La nuova stagione del Partito Democratico targata Letta non nasce sicuramente sotto il segno della novità.
Da più parti non sono mancati giudizi negativi relativi ad una sorta di ritorno al passato con in primis il ritorno alla vocazione maggioritaria del PD, e il conseguente abbandono della riforma elettorale in senso proporzionale, ma anche con la nostalgica riproposizione di un nuovo Ulivo.

Il disegno di Enrico Letta appare chiaro: recuperare innanzitutto i fuoriusciti a sinistra, D’Alema, Bersani e co; ma spostare anche l’asse del Partito al centro per recuperare voti moderati.
L’ambizione è quella di riuscire nel ritornare ad essere il primo partito in termini di consenso in funzione dell’egemonia all’interno del centrosinistra.
Le minestre riscaldate, però, non sono sempre buone, soprattutto quando alcuni alimenti si sono deteriorati.

In altri termini, non si è riflettuto abbastanza che le condizioni politiche attuali non sono più quelle della fine degli anni Novanta, quando l’Ulivo aveva al suo interno una non irrilevante presenza che faceva capo sia al Partito Popolare Italiano che ad altre formazioni progressiste.

Ma al di là di questo dato non irrilevante, l’impresa di Letta appare già nebulosa e priva di riferimenti politici forti. Un Partito non si costruisce solo con le azioni, perché queste ultime sono la conseguenza di motivazioni ideali e culturali, di una classe dirigente a tutti i livelli preparata e consapevole di dover spendere il proprio tempo non per ricercare il potere, ma di dare risposte ai problemi drammatici che stanno investendo l’Italia.

Non di meno, non basta più nemmeno proclamarsi europeisti, se poi non si ha una idea nuova di Europa, diversa, più rispondente alle attese dei diversi popoli, capace di capovolgere l’ordine dei fattori: da unione economica ad unione politica.
Invece, tutto sembra debba giocarsi sulla strategia da tenere in campo, sulla distribuzione dei posti, su una certa rincorsa all’indebolimento numerico di avversari ed alleati.
Un Partito, insomma, non si costruisce sulla semplice vocazione di Governo, ma su un programma di valori che, ad oggi, è assente anche nel PD di Enrico Letta e non bastano più i proclami al nuovo per dimostrare di essere credibili.

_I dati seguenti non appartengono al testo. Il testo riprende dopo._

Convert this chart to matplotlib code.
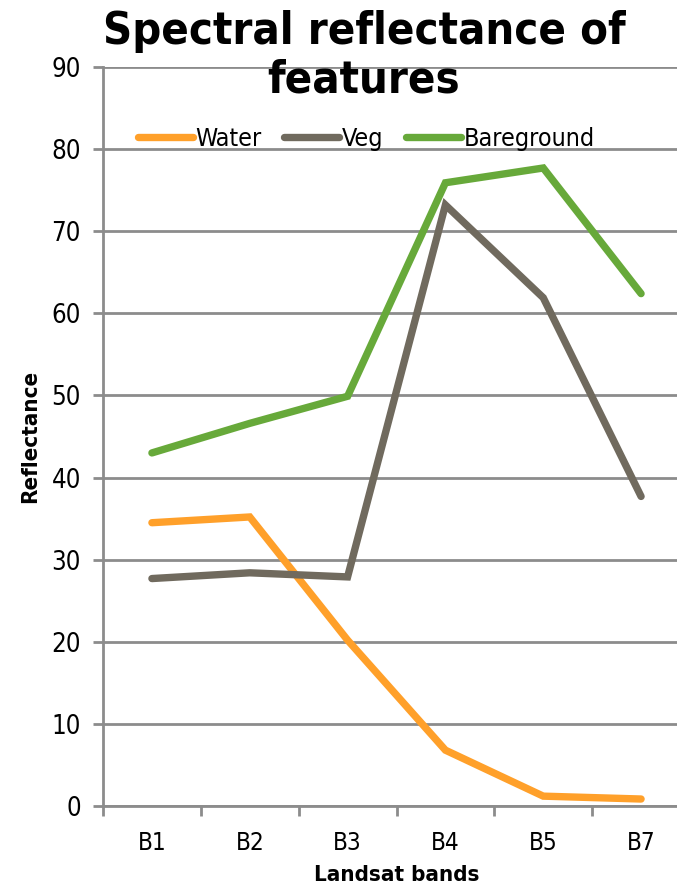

Sono queste le sfide che Enrico Letta dovrebbe raccogliere, ma dalle prime impressioni sembrano distanti anni luce dalle motivazioni programmatiche ed organizzative dell’ex presidente del Consiglio dei ministri.

“Non vi serve un nuovo segretario, ma un nuovo PD”. Questo concetto pronunciato da Letta all’atto del suo insediamento al Nazareno, si scontra però con un’altra realtà: quella di un PD a trazione posteriore.